--- Goal of the exercise ---
Copy out all the lines exactly. Omit pictures.

───

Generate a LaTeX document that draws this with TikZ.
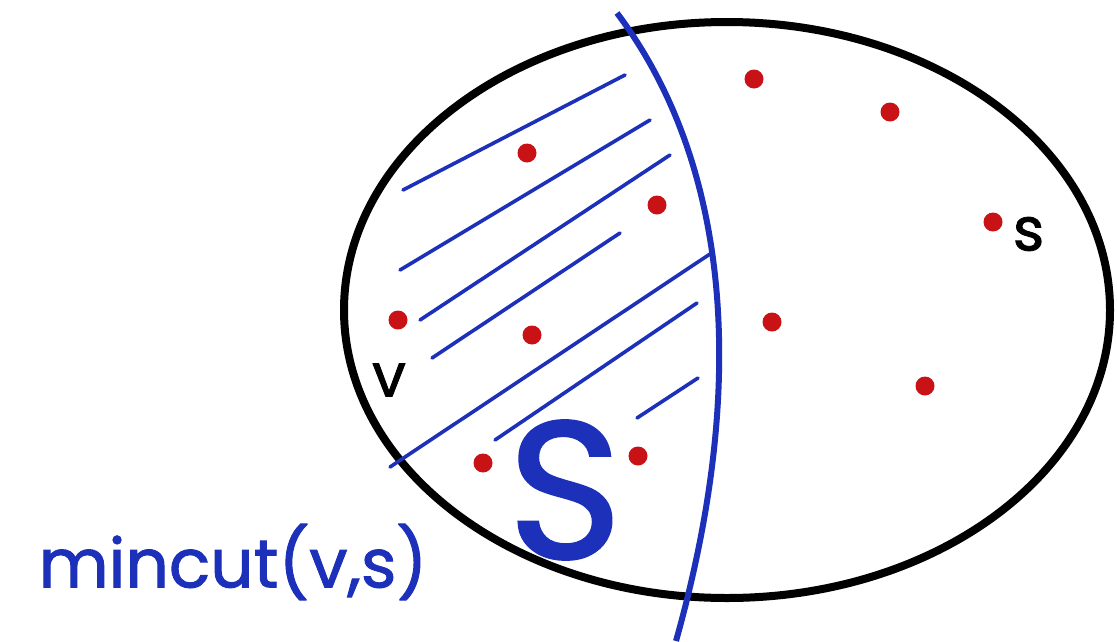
\documentclass[tikz,border=0pt]{standalone}
\usepackage{fontspec}
\setmainfont{Poppins}
\newfontfamily\penfont[FakeBold=1.4]{Poppins}
\usetikzlibrary{positioning}
\definecolor{penblue}{RGB}{28,48,185}
\definecolor{dotred}{RGB}{200,18,22}

\begin{document}
\begin{tikzpicture}[
  x=1pt, y=-1pt,
  vtx/.style={circle, fill=dotred, inner sep=0pt, minimum size=19pt},
  cutline/.style={penblue, line width=6pt},
  hatch/.style={penblue, line width=3.6pt, line cap=round},
  lab/.style={inner sep=0pt, font=\fontsize{60}{60}\penfont}
]
  \useasboundingbox (0,0) rectangle (1117,641);

  % the vertex set
  \draw[line width=8pt] (727,310) ellipse [x radius=383, y radius=288];

  % hatching of S
  \draw[hatch] (403,190) -- (625,75);
  \draw[hatch] (400,270) -- (650,120);
  \draw[hatch] (420,320) -- (670,155);
  \draw[hatch] (432,358) -- (620,233);
  \draw[hatch] (390,467) -- (713,252);
  \draw[hatch] (495,440) -- (697,303);
  \draw[hatch] (637,418) -- (698,378);

  % the cut
  \draw[cutline] (617,13) .. controls (720,150) and (755,360) .. (676,641);

  % vertices
  \node[vtx] (a1) at (527,153) {};
  \node[vtx] (a2) at (657,205) {};
  \node[vtx] (v)  at (398,320) {};
  \node[vtx] (a3) at (532,335) {};
  \node[vtx] (a4) at (483,463) {};
  \node[vtx] (a5) at (638,456) {};
  \node[vtx] (b1) at (754,79) {};
  \node[vtx] (b2) at (890,112) {};
  \node[vtx] (s)  at (993,222) {};
  \node[vtx] (b3) at (772,322) {};
  \node[vtx] (b4) at (925,386) {};

  % labels
  \node[lab, right=10pt of s, yshift=-12pt] (slab) {s};
  \node[lab] (vlab) at (389,380) {v};
  \node[inner sep=0pt, text=penblue, font=\fontsize{195}{195}\penfont] (Slab) at (565,490) {S};
  \node[lab, text=penblue, font=\fontsize{68}{68}\penfont] (cutlab) at (233,562) {mincut(v,s)};
\end{tikzpicture}
\end{document}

───

--- Exercise output ---
Generate a LaTeX document that draws this with TikZ.
\documentclass[tikz,border=0pt]{standalone}
\usepackage{fontspec}
\setmainfont{Poppins}
\newfontfamily\penfont[FakeBold=1.4]{Poppins}
\usetikzlibrary{positioning}
\definecolor{penblue}{RGB}{28,48,185}
\definecolor{dotred}{RGB}{200,18,22}

\begin{document}
\begin{tikzpicture}[
  x=1pt, y=-1pt,
  vtx/.style={circle, fill=dotred, inner sep=0pt, minimum size=19pt},
  cutline/.style={penblue, line width=6pt},
  hatch/.style={penblue, line width=3.6pt, line cap=round},
  lab/.style={inner sep=0pt, font=\fontsize{60}{60}\penfont}
]
  \useasboundingbox (0,0) rectangle (1117,641);

  % the vertex set
  \draw[line width=8pt] (727,310) ellipse [x radius=383, y radius=288];

  % hatching of S
  \draw[hatch] (403,190) -- (625,75);
  \draw[hatch] (400,270) -- (650,120);
  \draw[hatch] (420,320) -- (670,155);
  \draw[hatch] (432,358) -- (620,233);
  \draw[hatch] (390,467) -- (713,252);
  \draw[hatch] (495,440) -- (697,303);
  \draw[hatch] (637,418) -- (698,378);

  % the cut
  \draw[cutline] (617,13) .. controls (720,150) and (755,360) .. (676,641);

  % vertices
  \node[vtx] (a1) at (527,153) {};
  \node[vtx] (a2) at (657,205) {};
  \node[vtx] (v)  at (398,320) {};
  \node[vtx] (a3) at (532,335) {};
  \node[vtx] (a4) at (483,463) {};
  \node[vtx] (a5) at (638,456) {};
  \node[vtx] (b1) at (754,79) {};
  \node[vtx] (b2) at (890,112) {};
  \node[vtx] (s)  at (993,222) {};
  \node[vtx] (b3) at (772,322) {};
  \node[vtx] (b4) at (925,386) {};

  % labels
  \node[lab, right=10pt of s, yshift=-12pt] (slab) {s};
  \node[lab] (vlab) at (389,380) {v};
  \node[inner sep=0pt, text=penblue, font=\fontsize{195}{195}\penfont] (Slab) at (565,490) {S};
  \node[lab, text=penblue, font=\fontsize{68}{68}\penfont] (cutlab) at (233,562) {mincut(v,s)};
\end{tikzpicture}
\end{document}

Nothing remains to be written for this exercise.